Wednesday, March 08, 2006
too old too fast
i realise i've been rather self-absorbed lately. wake, work, study, bum, sleep. rinse and repeat. save on days where i have tutorials, and excepting the hall people (and other strange people who study late at night in lawfac), i realise i haven't seen a lot of people these past few weeks ever since the break.msn? sure, i see and chat with countless people daily while multitasking. but there's just no real substitute for a nice chat with a good friend over a drink. for one thing, at least your attention's focused on one person rather than split among ten. (well, maybe split among two if you count the cute girl sitting across over there...)
the point of this? the world's passing me by, and i don't ever stop to appreciate it anymore. at work, i chat with people twice my age, and the next youngest person (not counting the temps) would be about ten years my senior. in school, i've been presenting formal arguments for moots (okay, maybe not so formal, but still). and essentially, i feel like just taking a step back, and stop to smell the roses. as childish as it might sound, i don't feel like growing up just yet.
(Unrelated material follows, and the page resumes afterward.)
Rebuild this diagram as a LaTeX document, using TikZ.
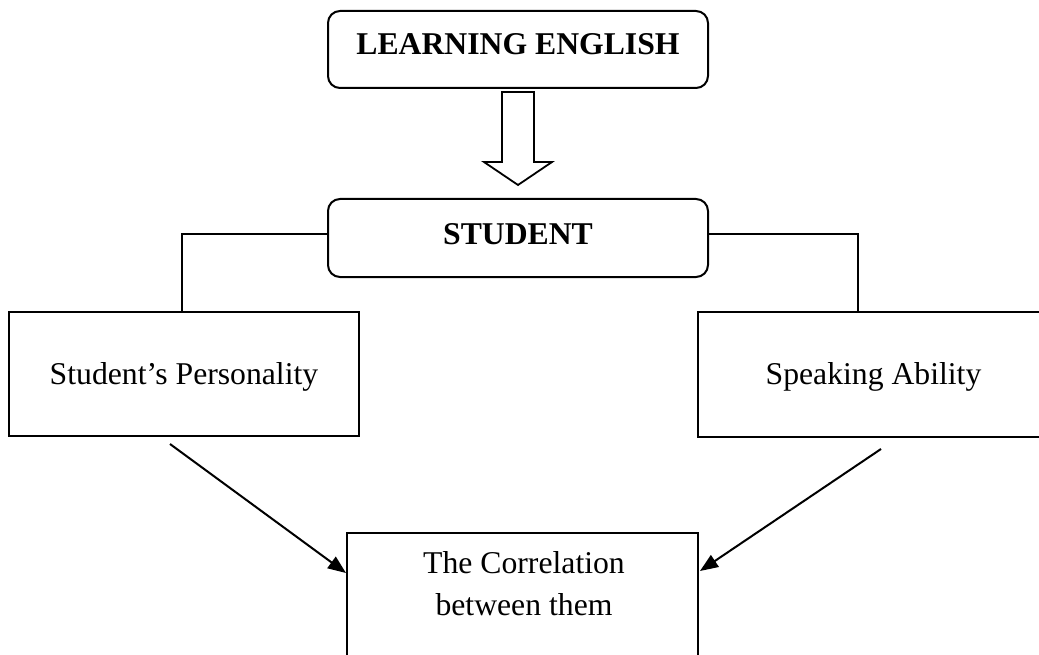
\documentclass[tikz,border=0pt]{standalone}
\usepackage{fontspec}
\setmainfont{Liberation Serif}
\usetikzlibrary{arrows.meta,calc}
\begin{document}
\begin{tikzpicture}[x=1pt,y=-1pt,
  box/.style={draw, rectangle, inner sep=0pt, line width=2pt},
  rbox/.style={box, rounded corners=12pt},
  txt/.style={inner sep=0pt, anchor=base, font=\fontsize{31.7}{38}\selectfont},
  btxt/.style={inner sep=0pt, anchor=base, font=\fontsize{31.7}{38}\selectfont\bfseries},
  conn/.style={draw, line width=2pt},
  arr/.style={-{Triangle[length=18pt,width=14pt]}, line width=2pt}]
\clip (0,0) rectangle (1039,655);
% boxes
\node[rbox, minimum width=380pt, minimum height=77pt] (le) at (518,49.5) {};
\node[btxt] (leT) at (518,55) {LEARNING ENGLISH};
\node[rbox, minimum width=380pt, minimum height=78pt] (stu) at (518,238) {};
\node[btxt] (stuT) at (518,245) {STUDENT};
\node[box, minimum width=350pt, minimum height=124pt] (pers) at (184,374) {};
\node[txt] (persT) at (184,384) {Student’s Personality};
\node[box, minimum width=351pt, minimum height=125pt] (speak) at (873.5,374.5) {};
\node[txt] (speakT) at (873.5,384) {Speaking Ability};
\node[box, minimum width=351pt, minimum height=200pt] (corr) at (522.5,633) {};
\node[txt] (corrA) at (524,573) {The Correlation};
\node[txt] (corrB) at (524,615) {between them};
% hollow block arrow
\draw[line width=1.8pt, line join=miter] (502,92) -- (534,92) -- (534,162) -- (552,162) -- (518,185) -- (484,162) -- (502,162) -- cycle;
% connectors
\coordinate (lj) at (182,311);
\coordinate (rj) at (858,311);
\draw[conn] ($(stu.west)+(0,-4)$) -| (lj);
\draw[conn] ($(stu.east)+(0,-4)$) -| (rj);
\coordinate (a1) at (170,444);
\coordinate (a2) at (881,449);
\draw[arr] (a1) -- ($(corr.north west)+(0,41)$);
\draw[arr] (a2) -- ($(corr.north east)+(1,39)$);
\end{tikzpicture}
\end{document}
it might be leftover vibes from my dive trip, it might be natural inertia and aversion to schoolwork and essays, but i have this sudden urge to hop on a yacht and travel around the world and forget to bring my handphone and laptop along. we're only young once. so why're we spending it poring over notes and cases and judgments and spending our days (and nights) in the library when the sun is shining and the skies are clear? (well, it's for our future i know. BUT. there's a limit and a line to be drawn somewhere) life's beckoning, and we're simply too worn out to respond.
you can all ignore this post. it's pure rant rant rant. kinda fun. especially when the alternative is writing a criminal essay on a ridiculous hypo, or preparing your next argument for mooting. but sometimes, i really do miss living for the heck of it. nary a care in the world. no plans, purely living for the moment, full of dreams and ideals, and foolish enough to actually believe in them. so the question as always: does the real world have room for dreamers?
current song: champagne supernova
"wake up the dawn and ask her why
a dreamer dreams, she never dies
wipe that tear away now from your eye..."
postscript: bloody melancholic post. i do apologise.